PILGRIM IN THE INFINITE

It seems necessary to enter a protest against the mystical flair for the endless use of such phrases as "union with the absolute," "man's realization of God," "merging into the infinite" and the like. They can be misleading and mischievous. Their meaning can never be more than relatively true, and their validity depends upon knowing the degree of relativity involved. In the way in which they are bandied about in mystical parlance, they invariably infer or presuppose the achievement by the human of an ultimate and permanent state of being at the absolute level. All these idealistic shibboleths carry the suggestion that man can rise to the level of God, become equal with God, merge into the being of God and be established there forever, one with God.

This again is a case in which mystical thought doth protest too much. Its untenable elements are the height and the finality of the achievement. Man will never rise as high as that, nor can any rise of his or any attainment be a final one. Progress in evolution is a ladder on which there is always a higher rung. If it had a top rung, it would be the construction of a finite being, whereas it is the product of an infinite being. It is the output of being that knows no bounds,--except those it voluntarily puts on itself. One of the names assigned to it of old was to apeiron (Greek), the Boundless. It is the unknowable, the measureless, the infinite. It is not going to stop working at a point of finality and rest forever thereafter. "My father worketh hitherto, and I work," said the Son in an ancient drama.
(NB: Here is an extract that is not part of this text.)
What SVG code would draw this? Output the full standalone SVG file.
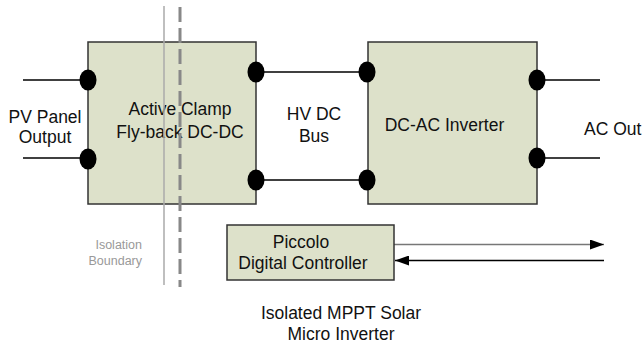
<svg xmlns="http://www.w3.org/2000/svg" width="644" height="347" viewBox="0 0 644 347">
<style>
text{font-family:"Liberation Sans",Arial,sans-serif;font-size:17.5px;fill:#111;text-anchor:middle}
.box{fill:#dde1ca;stroke:#333;stroke-width:1.5}
.wire{stroke:#000;stroke-width:1.3;fill:none}
.dot{fill:#000}
.iso{font-size:12.5px;fill:#999;text-anchor:end}
</style>
<defs>
<marker id="ah" markerWidth="14" markerHeight="10" refX="14" refY="5" orient="auto" markerUnits="userSpaceOnUse">
<path d="M0,0 L14,5 L0,10 Z" fill="#000"/>
</marker>
</defs>
<g id="connectors">
<line class="wire" x1="23" y1="80" x2="88" y2="80"/>
<line class="wire" x1="23" y1="158" x2="88" y2="158"/>
<line class="wire" x1="256" y1="72" x2="368" y2="72"/>
<line class="wire" x1="256" y1="180" x2="368" y2="180"/>
<line class="wire" x1="537" y1="80" x2="600" y2="80"/>
<line class="wire" x1="537" y1="158" x2="600" y2="158"/>
<line x1="394" y1="244.5" x2="604" y2="244.5" stroke="#777" stroke-width="1.5" marker-end="url(#ah)"/>
<line x1="604" y1="260.5" x2="395" y2="260.5" stroke="#000" stroke-width="1.5" marker-end="url(#ah)"/>
</g>
<g id="pv-label">
<text x="45" y="123">PV Panel</text>
<text x="45" y="143">Output</text>
</g>
<g id="flyback">
<rect class="box" x="88" y="42" width="168" height="162"/>
<text x="180" y="115">Active Clamp</text>
<text x="180" y="138">Fly-back DC-DC</text>
<ellipse class="dot" cx="88" cy="80" rx="8.5" ry="10.5"/>
<ellipse class="dot" cx="88" cy="159" rx="8.5" ry="10.5"/>
<ellipse class="dot" cx="256" cy="72" rx="8.5" ry="10.5"/>
<ellipse class="dot" cx="256" cy="180" rx="8.5" ry="10.5"/>
</g>
<g id="hvdc-label">
<text x="314" y="120">HV DC</text>
<text x="314" y="142">Bus</text>
</g>
<g id="inverter">
<rect class="box" x="368" y="42" width="169" height="162"/>
<text x="444.5" y="131">DC-AC Inverter</text>
<ellipse class="dot" cx="367" cy="72" rx="8.5" ry="10.5"/>
<ellipse class="dot" cx="367" cy="180" rx="8.5" ry="10.5"/>
<ellipse class="dot" cx="537" cy="80" rx="8.5" ry="10.5"/>
<ellipse class="dot" cx="537" cy="158" rx="8.5" ry="10.5"/>
</g>
<g id="ac-label">
<text x="584" y="135" style="text-anchor:start">AC Out</text>
</g>
<g id="controller">
<rect class="box" x="227" y="225" width="167" height="55"/>
<text x="301" y="248">Piccolo</text>
<text x="303" y="269">Digital Controller</text>
</g>
<g id="isolation">
<line x1="164" y1="6" x2="164" y2="285" stroke="#aaa" stroke-width="1.5"/>
<line x1="180" y1="7" x2="180" y2="287" stroke="#888" stroke-width="3" stroke-dasharray="15,6"/>
<text class="iso" x="142" y="249">Isolation</text>
<text class="iso" x="142" y="265">Boundary</text>
</g>
<g id="title">
<text x="341" y="319">Isolated MPPT Solar</text>
<text x="341" y="340">Micro Inverter</text>
</g>
</svg>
And the Father will continue to work. Infinite reads "not an end." But man, who lives in the swirl of the days, the years, the cycles, the aeons, in the rhythm of which the Boundless chooses to deploy its energies, is accustomed to thinking of an end, for he experiences beginning and end in every cycle. In his ignorance he knows only the cycle in which his movement is at the time involved. He knows it has its end, and unless he has gained a glimpse of nature's endless continuity of process, its repetition of cycles, he counts it the end of his existence lived in the period.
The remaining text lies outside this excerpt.